Outline of the second NMST539 lab session:

  • Multivariate normal distribution: theory and practical utilization with R;
  • R package ‘mvtnorm’;
  • R command ‘mvrnorm()’;
  • Illustrations and examples;

For the second lab session we utilize some useful tools, available within the standard R software instalation and the R package ‘mvtnorm’, meant for use with the multivariate normal distribution. Some additional options and practical functions in R targeting multivariate distributions will be discussed too.

The R-software is available for download (GNU licence, free of charge) from the website: https://www.r-project.org

A user-friendly interface (one of many) however, not nesessary for a proper functioning of the R software: RStudio.

Some (rather brief) manuals and introduction tutorials for R (in Czech or English):

  • Bína, V., Komárek, A. a Komárková, L.: Jak na jazyk R. (PDF súbor)
  • Komárek, A.: Základy práce s R. (PDF súbor)
  • Kulich, M.: Velmi stručný úvod do R. (PDF súbor)
  • De Vries, A. a Meys, J.: R for Dummies. (ISBN-13: 978-1119055808)



1. R package ‘mvtnorm’

Firstly, we need to make sure that the library for the multivariate normal distribution (R package mvtnorm) is isntalled and properly loaded in the R working environment (use commad library("mvtnorm")). If the library can not be loaded you need to install it first. Installation is performed fully automatically by typing the command install.packages("mvtnorm") in the R command line.

library("mvtnorm")
## Warning: package 'mvtnorm' was built under R version 3.2.5

We can now use the loaded library to easily generate random values from some multivariate normal distribution with some pre-specified variance-covariance matrix \(\Sigma\) (a symmetric and positive definite matrix).

For more details about the library (including a PDF manual document) see the library website on R cran:
https://cran.r-project.org/web/packages/mvtnorm/index.html



Comment


It is useful to always keep in mind that everytime we are about to use some random generator in R (or any other software) it is good to predefine the initial values for the generator (in R there is a command called set.seed() to do the job). By doing so one makes sure that the obtained results are always all reconstructable and they can be easily verified.

For some specific purposes (master thesis, scientific paper, simulations, etc.) this is even a strictly required step.

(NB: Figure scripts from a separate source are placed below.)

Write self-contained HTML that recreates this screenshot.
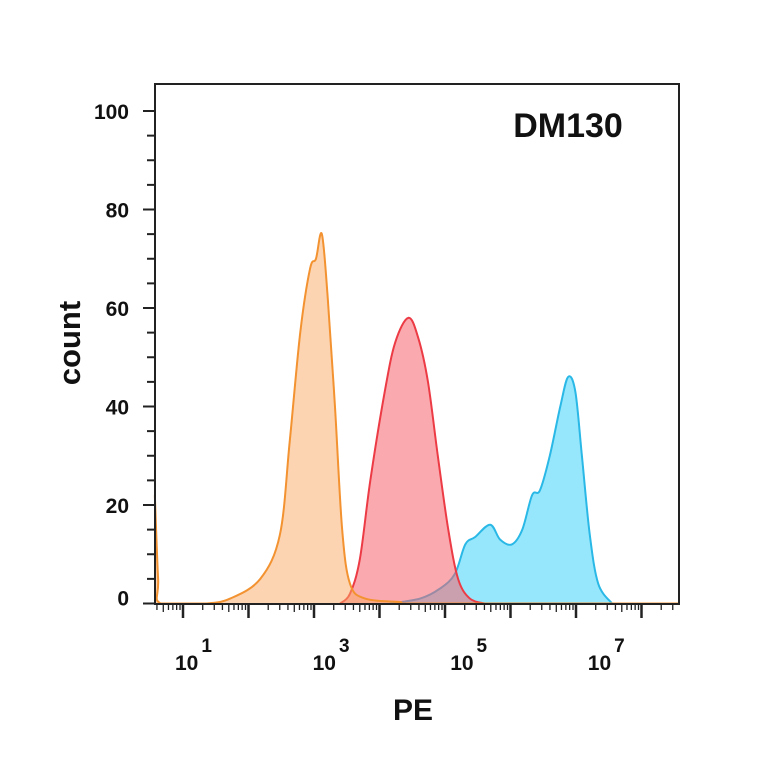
<!DOCTYPE html>
<html><head><meta charset="utf-8"><style>
html,body{margin:0;padding:0;background:#fff;}
svg{display:block;font-family:"Liberation Sans",Arial,sans-serif;}
</style></head><body>
<svg id="chart" width="764" height="764" viewBox="0 0 764 764">
<rect x="0" y="0" width="764" height="764" fill="#fff"/>
<g id="series"></g>
<rect x="155" y="84" width="524" height="520" fill="none" stroke="#222" stroke-width="2"/>
<g id="axes"></g>
<text x="568" y="137" font-size="34" font-weight="bold" text-anchor="middle" fill="#111">DM130</text>
<text transform="translate(80,343) rotate(-90)" font-size="31" font-weight="bold" text-anchor="middle" fill="#111">count</text>
<text x="413" y="720" font-size="30" font-weight="bold" text-anchor="middle" fill="#111">PE</text>
</svg>
<script>
const yTicks = [0, 20, 40, 60, 80, 100];
const xDecades = [1, 3, 5, 7];
const orangeX = [0.57, 0.62, 0.66, 1.34, 1.72, 2.18, 2.48, 2.63, 2.79, 2.94, 3.03, 3.12, 3.21, 3.32, 3.43, 3.55, 3.78, 4.31, 4.62, 8.56];
const orangeY = [22, 5, 0, 0, 1, 5, 14, 33, 55, 68, 70, 75, 62, 40, 15, 4, 1, 0.3, 0, 0];
const redX = [3.40, 3.55, 3.70, 3.86, 4.08, 4.24, 4.44, 4.59, 4.74, 4.89, 5.05, 5.20, 5.38, 5.61];
const redY = [0, 2, 9, 25, 43, 53, 58, 54, 45, 30, 15, 5, 1, 0];
const blueX = [4.16, 4.62, 4.92, 5.15, 5.31, 5.46, 5.69, 5.84, 6.02, 6.18, 6.33, 6.45, 6.60, 6.76, 6.88, 6.99, 7.09, 7.21, 7.34, 7.55];
const blueY = [0, 1, 3, 6, 12, 13.5, 16, 13, 12, 15, 22, 23, 30, 40, 46, 43, 30, 14, 4, 0];

const NS = "http://www.w3.org/2000/svg";
const xScale = v => 183 + (v - 1) * 65.5;
const labelScale = v => 175 + (v - 1) * 68.8;
const yScale = v => 603.5 - v * 4.925;
const series = document.getElementById('series');
const axes = document.getElementById('axes');

function mk(tag, attrs, parent) {
  const e = document.createElementNS(NS, tag);
  for (const k in attrs) e.setAttribute(k, attrs[k]);
  parent.appendChild(e);
  return e;
}
function smoothPath(xs, ys) {
  const pts = xs.map((x, i) => [xScale(x), yScale(ys[i])]);
  let d = `M${pts[0][0]},${pts[0][1]}`;
  for (let i = 0; i < pts.length - 1; i++) {
    const p0 = pts[Math.max(0, i - 1)], p1 = pts[i], p2 = pts[i + 1], p3 = pts[Math.min(pts.length - 1, i + 2)];
    const c1 = [p1[0] + (p2[0] - p0[0]) / 6, p1[1] + (p2[1] - p0[1]) / 6];
    const c2 = [p2[0] - (p3[0] - p1[0]) / 6, p2[1] - (p3[1] - p1[1]) / 6];
    d += ` C${c1[0]},${Math.min(c1[1], yScale(0))} ${c2[0]},${Math.min(c2[1], yScale(0))} ${p2[0]},${p2[1]}`;
  }
  return d;
}
function drawSeries(xs, ys, fill, stroke, name) {
  const line = smoothPath(xs, ys);
  const area = line + ` L${xScale(xs[xs.length - 1])},${yScale(0)} L${xScale(xs[0])},${yScale(0)} Z`;
  const a = mk('path', {d: area, fill: fill, stroke: 'none'}, series);
  
  
  const l = mk('path', {d: line, fill: 'none', stroke: stroke, 'stroke-width': 2}, series);
  
  
}
drawSeries(blueX, blueY, 'rgba(80,215,250,0.6)', '#2ab8e6', 'blue-histogram');
drawSeries(redX, redY, 'rgba(245,100,110,0.55)', '#ec3b45', 'red-histogram');
drawSeries(orangeX, orangeY, 'rgba(250,170,100,0.5)', '#f39230', 'orange-histogram');

for (let v = 0; v <= 100; v += 5) {
  const major = yTicks.includes(v);
  const t = mk('line', {x1: major ? 143 : 147, x2: 155, y1: yScale(v), y2: yScale(v), stroke: '#222', 'stroke-width': 2}, axes);
  
  
}
yTicks.forEach(v => {
  const t = mk('text', {x: 129, y: yScale(v) + 8 - (v === 0 ? 6 : 0), 'font-size': 21, 'font-weight': 'bold', 'text-anchor': 'end', fill: '#111'}, axes);
  t.textContent = v;
  
  
});
for (let d = 0; d <= 8; d++) {
  for (let m = 1; m <= 9; m++) {
    const v = d + Math.log10(m);
    const x = xScale(v);
    if (x < 156 || x > 679) continue;
    const major = m === 1;
    const t = mk('line', {x1: x, x2: x, y1: 604, y2: major ? 618 : (m === 5 ? 612 : 610), stroke: '#222', 'stroke-width': major ? 2.5 : 1.3}, axes);
    
    
  }
}
xDecades.forEach(p => {
  const t = mk('text', {x: labelScale(p), y: 670, 'font-size': 21, 'font-weight': 'bold', fill: '#111'}, axes);
  
  
  t.textContent = '10';
  const s = mk('tspan', {dx: 3, dy: -18, 'font-size': 19}, t);
  s.textContent = p;
});
</script>
</body></html>
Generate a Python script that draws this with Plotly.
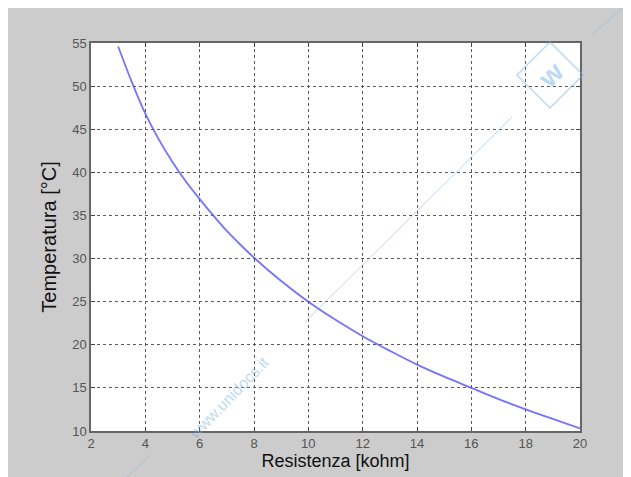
import plotly.graph_objects as go

resistance_kohm = [3, 3.5, 4, 4.5, 5, 5.5, 6, 6.5, 7, 7.5, 8, 9, 10, 11, 12, 13, 14, 15, 16, 17, 18, 19, 20]
temperature_c = [54.6, 50.5, 46.8, 43.8, 41.2, 38.9, 36.9, 35.0, 33.2, 31.6, 30.1, 27.4, 25.0, 22.9,
                 21.0, 19.3, 17.7, 16.3, 15.0, 13.7, 12.5, 11.4, 10.3]
x_ticks = [2, 4, 6, 8, 10, 12, 14, 16, 18, 20]
y_ticks = [10, 15, 20, 25, 30, 35, 40, 45, 50, 55]

W, H = 631, 477
OFF = 8  # page body margin
# plot area in page pixel coordinates
L, R, T, B = 91, 580, 43, 431
pw, ph = R - L, B - T

def px(x):
    return (x - L) / pw

def py(y):
    return (B - y) / ph

fig = go.Figure()
fig.add_trace(go.Scatter(x=resistance_kohm, y=temperature_c, mode="lines",
                         line=dict(color="rgba(80,80,255,0.8)", width=1.8, shape="spline"),
                         hoverinfo="skip"))

tickfont = dict(family="Liberation Sans Narrow, Arial Narrow, Liberation Sans, Arial", size=13, color="#555555")

axis_common = dict(showgrid=True, gridcolor="#5a5a5a", gridwidth=1, griddash="3px,3px",
                   showline=True, linecolor="#666666", linewidth=1.5, mirror="ticks",
                   ticks="inside", ticklen=4, tickcolor="#444444", tickwidth=1,
                   zeroline=False, tickfont=tickfont)

fig.update_xaxes(range=[2, 20], tickvals=x_ticks, ticktext=[str(v) for v in x_ticks],
                 title=dict(text="Resistenza [kohm]",
                            font=dict(family="Liberation Sans, Arial", size=18, color="#111111"),
                            standoff=3), **axis_common)
fig.update_yaxes(range=[10, 55], tickvals=y_ticks, ticktext=[str(v) for v in y_ticks],
                 title=dict(text="Temperatura [°C]",
                            font=dict(family="Liberation Sans, Arial", size=20, color="#111111"),
                            standoff=10), **axis_common)

wm = "rgba(120,180,230,0.5)"
cx, cy, d = 550, 75, 33
shapes = [
    dict(type="line", xref="paper", yref="paper", x0=px(127), y0=py(477), x1=px(150), y1=py(455),
         line=dict(color=wm, width=1)),
    dict(type="line", xref="paper", yref="paper", x0=px(305), y0=py(322), x1=px(512), y1=py(117),
         line=dict(color=wm, width=1)),
    dict(type="line", xref="paper", yref="paper", x0=px(592), y0=py(35), x1=px(631), y1=py(0),
         line=dict(color=wm, width=1)),
    dict(type="path", xref="paper", yref="paper",
         path=f"M {px(cx)},{py(cy - d)} L {px(cx + d)},{py(cy)} L {px(cx)},{py(cy + d)} L {px(cx - d)},{py(cy)} Z",
         line=dict(color=wm, width=1.5)),
]

annotations = [
    dict(text="www.unidocs.it", xref="paper", yref="paper", x=px(228), y=py(398),
         xanchor="center", yanchor="middle", showarrow=False, textangle=-46,
         font=dict(family="Liberation Sans, Arial", size=16, color="rgba(120,180,230,0.5)")),
    dict(text="<b>w</b>", xref="paper", yref="paper", x=px(cx), y=py(cy),
         xanchor="center", yanchor="middle", showarrow=False, textangle=-45,
         font=dict(family="Liberation Sans, Arial", size=28, color="rgba(120,180,230,0.5)")),
]

fig.update_layout(width=W, height=H,
                  margin=dict(l=L - OFF, r=W - (R - OFF), t=T - OFF, b=H - (B - OFF)),
                  paper_bgcolor="#cccccc", plot_bgcolor="#ffffff",
                  showlegend=False, shapes=shapes, annotations=annotations)

fig.write_html("out.html")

For instance try (among each other) the command:

(sample <- rnorm(10))
##  [1]  2.3636139  0.9461329 -0.9355034  1.6337718  0.6346859  0.1925017
##  [7] -1.4251919  1.2437541  2.2649117 -0.7457070

and compare it with the same command, however, with the initial setting of the generator done by the set.seed(1234) command (any numerical value can be used as an input parameter, however, it must be the same for all):

set.seed(1234)
(sample <- rnorm(10))
##  [1] -1.2070657  0.2774292  1.0844412 -2.3456977  0.4291247  0.5060559
##  [7] -0.5747400 -0.5466319 -0.5644520 -0.8900378

Is it clear, what is the difference between these two outputs?
Producing results which are easily reconstructable and can be verified is the key issue here.





Example

Let us start with a simple (two-dimensional) example: we are going to generate a random sample of size \(n \in \mathbb{N}\) from the two-dimensional normal distribution

\(\boldsymbol{X}_{1}, \dots, \boldsymbol{X}_n \sim N_{2}\Big(\boldsymbol{\mu} = \Big(\begin{array}{c}2\\3\end{array}\Big), \Sigma = \Big(\begin{array}{cc}10^2 & 6^2\\ 6^2 & 6^2\end{array}\Big) \Big)\).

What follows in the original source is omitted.